--- Provided data ---
+++

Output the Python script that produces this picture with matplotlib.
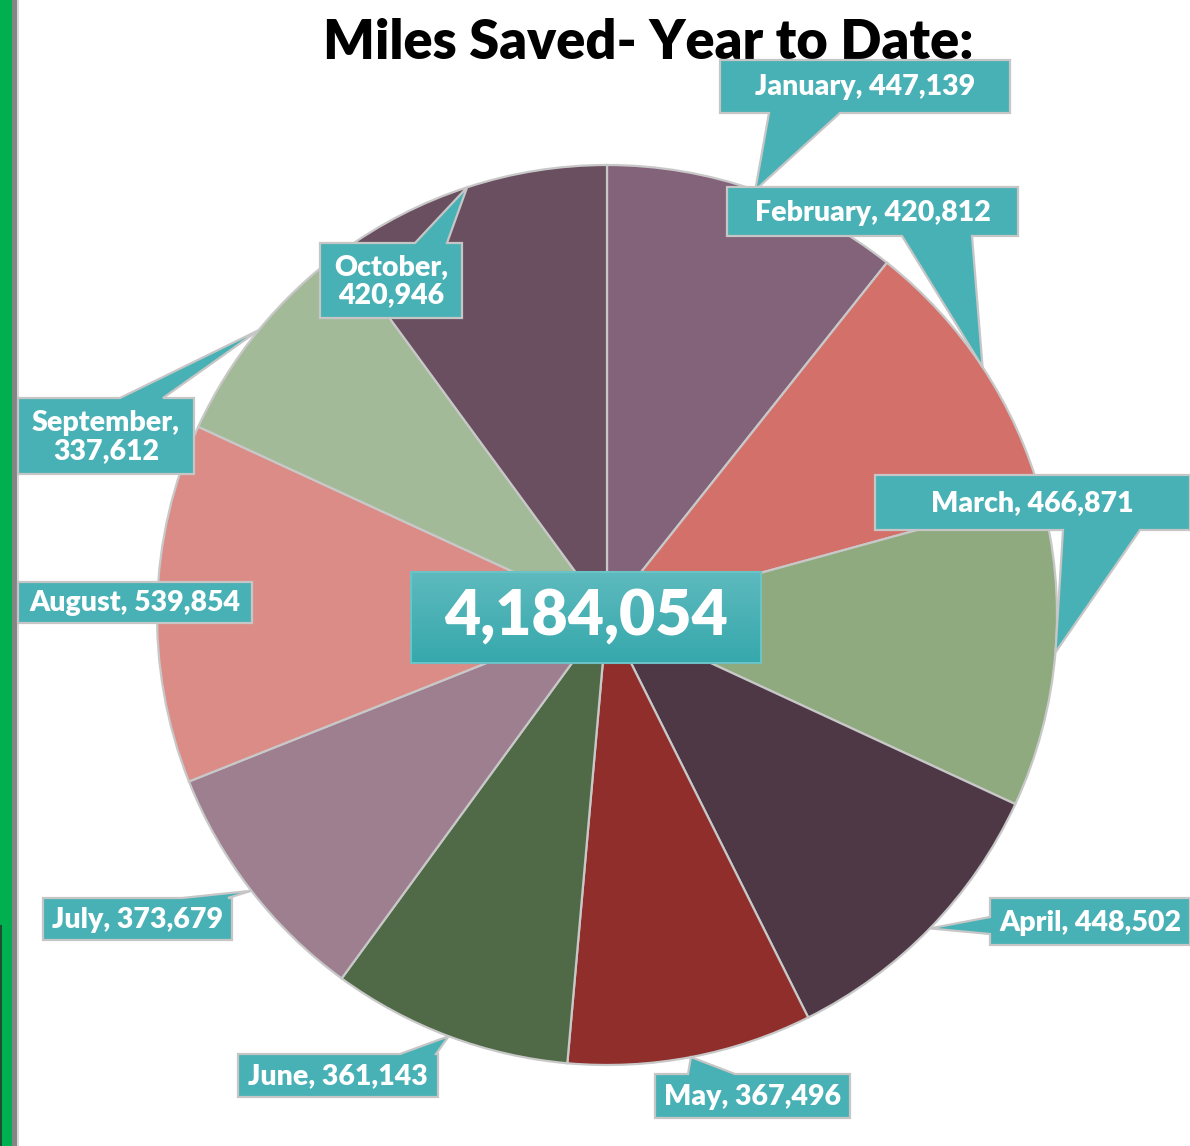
import numpy as np
import matplotlib
matplotlib.use("Agg")
import matplotlib.pyplot as plt
from matplotlib.patches import Polygon, Rectangle

# ---------------- data ----------------
months = ["January", "February", "March", "April", "May", "June",
          "July", "August", "September", "October"]
miles = [447139, 420812, 466871, 448502, 367496, 361143,
         373679, 539854, 337612, 420946]
title = "Miles Saved- Year to Date:"

# ---------------- style / layout ----------------
colors = ["#82637A", "#D4706A", "#8EAA7E", "#4E3845", "#902E2B",
          "#506A47", "#9E7F90", "#DC8C86", "#A3BA98", "#694F5F"]
W, H = 1190, 1146
CX, CY, R = 607, 615, 450          # pie centre / radius in pixels (y down)
TEAL = "#48B1B5"
EDGE = "#C6C6C6"
FONT = ["Lato", "DejaVu Sans"]

# label boxes (x0, y0, x1, y1) in pixels (y down), pointer side and base
boxes = [
    ((720, 60, 1010, 113), "bottom", (769, 840)),
    ((727, 187, 1018, 236), "bottom", (902, 972)),
    ((875, 475, 1190, 530), "bottom", (1063, 1140)),
    ((990, 898, 1190, 945), "left", (917, 934)),
    ((655, 1074, 850, 1118), "top", (688, 735)),
    ((238, 1054, 438, 1097), "top", (400, 436)),
    ((43, 898, 232, 940), "top", (182, 228)),
    ((18, 582, 252, 623), None, None),
    ((18, 398, 194, 474), "top", (120, 163)),
    ((320, 243, 462, 318), "top", (415, 447)),
]
wrap = {"September", "October"}


def Y(y):
    return H - y


fig = plt.figure(figsize=(W / 100, H / 100), dpi=100)
ax = fig.add_axes([0, 0, 1, 1])
ax.set_xlim(0, W)
ax.set_ylim(0, H)
ax.axis("off")

# left decoration
ax.add_patch(Rectangle((0, 0), 12, H, color="#00B050", lw=0, zorder=1))
ax.add_patch(Rectangle((12, 0), 5, H, color="#858585", lw=0, zorder=1))
ax.add_patch(Rectangle((17, 0), 1.5, H, color="#DADADA", lw=0, zorder=1))
ax.add_patch(Rectangle((0, 0), 1.5, Y(925), color="#1E4D30", lw=0, zorder=1))

wedges, _ = ax.pie(miles, colors=colors, startangle=90, counterclock=False,
                   center=(CX, Y(CY)), radius=R, frame=True,
                   wedgeprops=dict(edgecolor="#C8C8C8", linewidth=1.6))
ax.set_xlim(0, W)
ax.set_ylim(0, H)
ax.set_aspect("auto")
ax.axis("off")

for wdg, month, val, (box, side, base) in zip(wedges, months, miles, boxes):
    mid = np.deg2rad((wdg.theta1 + wdg.theta2) / 2)
    tx = CX + R * np.cos(mid)
    ty = CY - R * np.sin(mid)
    x0, y0, x1, y1 = box
    pts = [(x0, y0)]
    if side == "top":
        pts += [(base[0], y0), (tx, ty), (base[1], y0)]
    pts += [(x1, y0)]
    if side == "right":
        pts += [(x1, base[0]), (tx, ty), (x1, base[1])]
    pts += [(x1, y1)]
    if side == "bottom":
        pts += [(base[1], y1), (tx, ty), (base[0], y1)]
    pts += [(x0, y1)]
    if side == "left":
        pts += [(x0, base[1]), (tx, ty), (x0, base[0])]
    poly = Polygon([(px, Y(py)) for px, py in pts], closed=True,
                   facecolor=TEAL, edgecolor=EDGE, lw=1.6, zorder=5)
    ax.add_patch(poly)
    sep = "\n" if month in wrap else " "
    ax.text((x0 + x1) / 2, Y((y0 + y1) / 2) - 1, f"{month},{sep}{val:,}",
            ha="center", va="center", color="white", fontsize=20.5,
            fontweight="heavy", family=FONT, linespacing=1.1, zorder=6)

# centre total box with gradient
bx0, by0, bx1, by1 = 411, 572, 761, 663
grad = np.linspace(0, 1, 100)[:, None]
top = np.array([0x5D, 0xBA, 0xBE]) / 255
bot = np.array([0x36, 0xA8, 0xAC]) / 255
img = top[None, None, :] * (1 - grad[..., None]) + bot[None, None, :] * grad[..., None]
img = np.repeat(img, 2, axis=1)
ax.imshow(img, extent=(bx0, bx1, Y(by1), Y(by0)), aspect="auto", zorder=7,
          interpolation="bilinear")
ax.add_patch(Rectangle((bx0, Y(by1)), bx1 - bx0, by1 - by0, fill=False,
                       edgecolor="#6CC3C6", lw=1.5, zorder=8))
ax.text((bx0 + bx1) / 2, Y((by0 + by1) / 2) + 1, f"{sum(miles):,}",
        ha="center", va="center", color="white", fontsize=45,
        fontweight="heavy", family=FONT, zorder=9)
ax.set_xlim(0, W)
ax.set_ylim(0, H)

# title
ax.text(648, Y(43), title, ha="center", va="center", color="black",
        fontsize=39, fontweight="heavy", family=FONT, zorder=4)

fig.savefig("out.png", dpi=100)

+++

--- Exercise description ---
Please repeat exactly the data above from its first line to the line that contains "Saved- Year to", inclusive, and leave every picture out.

--- Solution to this exercise ---
Output the Python script that produces this picture with matplotlib.
import numpy as np
import matplotlib
matplotlib.use("Agg")
import matplotlib.pyplot as plt
from matplotlib.patches import Polygon, Rectangle

# ---------------- data ----------------
months = ["January", "February", "March", "April", "May", "June",
          "July", "August", "September", "October"]
miles = [447139, 420812, 466871, 448502, 367496, 361143,
         373679, 539854, 337612, 420946]
title = "Miles Saved- Year to Date:"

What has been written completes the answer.